Start of Dataset content

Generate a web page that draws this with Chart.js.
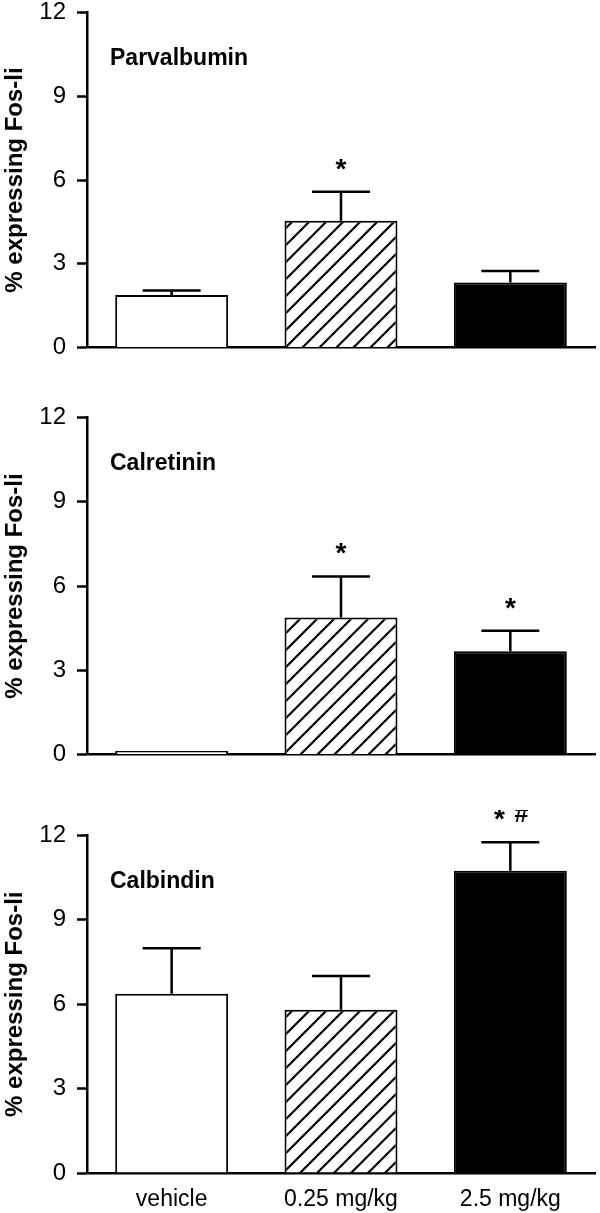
<!DOCTYPE html>
<html>
<head>
<meta charset="utf-8">
<script src="https://cdn.jsdelivr.net/npm/chart.js@4.4.0/dist/chart.umd.min.js"></script>
<style>
  body { margin: 0; background: #fff; width: 600px; height: 1213px; position: relative; overflow: hidden; }
  canvas { position: absolute; left: 0; }
</style>
</head>
<body>
<canvas id="c1" width="600" height="386" style="top:-13px"></canvas>
<canvas id="c2" width="600" height="388" style="top:392px"></canvas>
<canvas id="c3" width="600" height="403" style="top:810px"></canvas>
<script>
const groups = ['vehicle', '0.25 mg/kg', '2.5 mg/kg']
const yTicks = [0, 3, 6, 9, 12]

const parvMean = [1.88, 4.54, 2.33]
const parvSem = [0.16, 1.04, 0.41]
const parvMarks = ['', '*', '']

const calrMean = [0.13, 4.88, 3.68]
const calrSem = [0, 1.46, 0.73]
const calrMarks = ['', '*', '*']

const calbMean = [6.37, 5.8, 10.74]
const calbSem = [1.62, 1.2, 1.02]
const calbMarks = ['', '', '* #']

const FONT = 'Liberation Sans, Arial, sans-serif'

function hatch(ctx) {
  const s = 17
  const c = document.createElement('canvas')
  c.width = s
  c.height = s
  const g = c.getContext('2d')
  g.fillStyle = '#fff'
  g.fillRect(0, 0, s, s)
  g.strokeStyle = '#000'
  g.lineWidth = 2.2
  g.beginPath()
  g.moveTo(0, s); g.lineTo(s, 0)
  g.moveTo(-2, 2); g.lineTo(2, -2)
  g.moveTo(s - 2, s + 2); g.lineTo(s + 2, s - 2)
  g.stroke()
  return ctx.createPattern(c, 'repeat')
}

// error bars, significance marks and the panel name
const extras = {
  id: 'extras',
  afterDatasetsDraw(chart, args, opts) {
    const ctx = chart.ctx
    const y = chart.scales.y
    const bars = chart.getDatasetMeta(0).data
    ctx.save()
    ctx.strokeStyle = '#000'
    ctx.fillStyle = '#000'
    ctx.lineWidth = 2.5
    bars.forEach((bar, i) => {
      const top = y.getPixelForValue(opts.mean[i] + opts.sem[i])
      if (opts.sem[i] > 0) {
        ctx.beginPath()
        ctx.moveTo(bar.x, bar.y)
        ctx.lineTo(bar.x, top)
        ctx.moveTo(bar.x - 29, top)
        ctx.lineTo(bar.x + 29, top)
        ctx.stroke()
      }
      if (opts.marks[i]) {
        const parts = opts.marks[i].split(' ')
        const cy = top - 29
        ctx.textAlign = 'center'
        ctx.textBaseline = 'alphabetic'
        parts.forEach((p, k) => {
          const px = bar.x + (k - (parts.length - 1) / 2) * 22
          if (p === '*') {
            ctx.font = 'bold 28px ' + FONT
            ctx.fillText(p, px, cy + 15)
          } else {
            ctx.font = 'bold 25px ' + FONT
            ctx.fillText(p, px, cy + 9)
          }
        })
      }
    })
    ctx.font = 'bold 23px ' + FONT
    ctx.textAlign = 'left'
    ctx.textBaseline = 'middle'
    ctx.fillText(opts.label, chart.chartArea.left + 23, chart.chartArea.top + 46)
    ctx.restore()
  }
}

function makeChart(id, label, mean, sem, marks, showX) {
  const ctx = document.getElementById(id).getContext('2d')
  return new Chart(ctx, {
    type: 'bar',
    data: {
      labels: groups,
      datasets: [{
        data: mean,
        backgroundColor: ['#ffffff', hatch(ctx), '#000000'],
        borderColor: '#000',
        borderWidth: 2,
        barPercentage: 0.667,
        categoryPercentage: 1
      }]
    },
    options: {
      responsive: false,
      animation: false,
      layout: {padding: {top: 20, right: 5, bottom: 2, left: 0}},
      plugins: {
        legend: {display: false},
        tooltip: {enabled: false},
        extras: {label: label, mean: mean, sem: sem, marks: marks}
      },
      scales: {
        x: {
          grid: {display: false},
          border: {color: '#000', width: 2.5},
          ticks: {display: showX, color: '#000', font: {family: FONT, size: 23}, padding: 5},
          afterFit: s => { s.height = showX ? 38 : 0 }
        },
        y: {
          min: 0,
          max: 12,
          afterBuildTicks: s => { s.ticks = yTicks.map(v => ({value: v})) },
          grid: {drawOnChartArea: false, tickLength: 10, tickWidth: 2.5, tickColor: '#000'},
          border: {color: '#000', width: 2.5},
          ticks: {color: '#000', font: {family: FONT, size: 24}, padding: 11},
          title: {
            display: true,
            text: '% expressing Fos-li',
            color: '#000',
            font: {family: FONT, size: 24, weight: 'bold'},
            padding: {top: 1, bottom: 0}
          },
          afterFit: s => { s.width = 87 }
        }
      }
    },
    plugins: [extras]
  })
}

makeChart('c1', 'Parvalbumin', parvMean, parvSem, parvMarks, false)
makeChart('c2', 'Calretinin', calrMean, calrSem, calrMarks, false)
makeChart('c3', 'Calbindin', calbMean, calbSem, calbMarks, true)
</script>
</body>
</html>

End of Dataset content

• **Set task**
Quote the full listing above word for word; exclude every picture from the copy.

• **Response to this task**
Generate a web page that draws this with Chart.js.
<!DOCTYPE html>
<html>
<head>
<meta charset="utf-8">
<script src="https://cdn.jsdelivr.net/npm/chart.js@4.4.0/dist/chart.umd.min.js"></script>
<style>
  body { margin: 0; background: #fff; width: 600px; height: 1213px; position: relative; overflow: hidden; }
  canvas { position: absolute; left: 0; }
</style>
</head>
<body>
<canvas id="c1" width="600" height="386" style="top:-13px"></canvas>
<canvas id="c2" width="600" height="388" style="top:392px"></canvas>
<canvas id="c3" width="600" height="403" style="top:810px"></canvas>
<script>
const groups = ['vehicle', '0.25 mg/kg', '2.5 mg/kg']
const yTicks = [0, 3, 6, 9, 12]

const parvMean = [1.88, 4.54, 2.33]
const parvSem = [0.16, 1.04, 0.41]
const parvMarks = ['', '*', '']

const calrMean = [0.13, 4.88, 3.68]
const calrSem = [0, 1.46, 0.73]
const calrMarks = ['', '*', '*']

const calbMean = [6.37, 5.8, 10.74]
const calbSem = [1.62, 1.2, 1.02]
const calbMarks = ['', '', '* #']

const FONT = 'Liberation Sans, Arial, sans-serif'

function hatch(ctx) {
  const s = 17
  const c = document.createElement('canvas')
  c.width = s
  c.height = s
  const g = c.getContext('2d')
  g.fillStyle = '#fff'
  g.fillRect(0, 0, s, s)
  g.strokeStyle = '#000'
  g.lineWidth = 2.2
  g.beginPath()
  g.moveTo(0, s); g.lineTo(s, 0)
  g.moveTo(-2, 2); g.lineTo(2, -2)
  g.moveTo(s - 2, s + 2); g.lineTo(s + 2, s - 2)
  g.stroke()
  return ctx.createPattern(c, 'repeat')
}

// error bars, significance marks and the panel name
const extras = {
  id: 'extras',
  afterDatasetsDraw(chart, args, opts) {
    const ctx = chart.ctx
    const y = chart.scales.y
    const bars = chart.getDatasetMeta(0).data
    ctx.save()
    ctx.strokeStyle = '#000'
    ctx.fillStyle = '#000'
    ctx.lineWidth = 2.5
    bars.forEach((bar, i) => {
      const top = y.getPixelForValue(opts.mean[i] + opts.sem[i])
      if (opts.sem[i] > 0) {
        ctx.beginPath()
        ctx.moveTo(bar.x, bar.y)
        ctx.lineTo(bar.x, top)
        ctx.moveTo(bar.x - 29, top)
        ctx.lineTo(bar.x + 29, top)
        ctx.stroke()
      }
      if (opts.marks[i]) {
        const parts = opts.marks[i].split(' ')
        const cy = top - 29
        ctx.textAlign = 'center'
        ctx.textBaseline = 'alphabetic'
        parts.forEach((p, k) => {
          const px = bar.x + (k - (parts.length - 1) / 2) * 22
          if (p === '*') {
            ctx.font = 'bold 28px ' + FONT
            ctx.fillText(p, px, cy + 15)
          } else {
            ctx.font = 'bold 25px ' + FONT
            ctx.fillText(p, px, cy + 9)
          }
        })
      }
    })
    ctx.font = 'bold 23px ' + FONT
    ctx.textAlign = 'left'
    ctx.textBaseline = 'middle'
    ctx.fillText(opts.label, chart.chartArea.left + 23, chart.chartArea.top + 46)
    ctx.restore()
  }
}

function makeChart(id, label, mean, sem, marks, showX) {
  const ctx = document.getElementById(id).getContext('2d')
  return new Chart(ctx, {
    type: 'bar',
    data: {
      labels: groups,
      datasets: [{
        data: mean,
        backgroundColor: ['#ffffff', hatch(ctx), '#000000'],
        borderColor: '#000',
        borderWidth: 2,
        barPercentage: 0.667,
        categoryPercentage: 1
      }]
    },
    options: {
      responsive: false,
      animation: false,
      layout: {padding: {top: 20, right: 5, bottom: 2, left: 0}},
      plugins: {
        legend: {display: false},
        tooltip: {enabled: false},
        extras: {label: label, mean: mean, sem: sem, marks: marks}
      },
      scales: {
        x: {
          grid: {display: false},
          border: {color: '#000', width: 2.5},
          ticks: {display: showX, color: '#000', font: {family: FONT, size: 23}, padding: 5},
          afterFit: s => { s.height = showX ? 38 : 0 }
        },
        y: {
          min: 0,
          max: 12,
          afterBuildTicks: s => { s.ticks = yTicks.map(v => ({value: v})) },
          grid: {drawOnChartArea: false, tickLength: 10, tickWidth: 2.5, tickColor: '#000'},
          border: {color: '#000', width: 2.5},
          ticks: {color: '#000', font: {family: FONT, size: 24}, padding: 11},
          title: {
            display: true,
            text: '% expressing Fos-li',
            color: '#000',
            font: {family: FONT, size: 24, weight: 'bold'},
            padding: {top: 1, bottom: 0}
          },
          afterFit: s => { s.width = 87 }
        }
      }
    },
    plugins: [extras]
  })
}

makeChart('c1', 'Parvalbumin', parvMean, parvSem, parvMarks, false)
makeChart('c2', 'Calretinin', calrMean, calrSem, calrMarks, false)
makeChart('c3', 'Calbindin', calbMean, calbSem, calbMarks, true)
</script>
</body>
</html>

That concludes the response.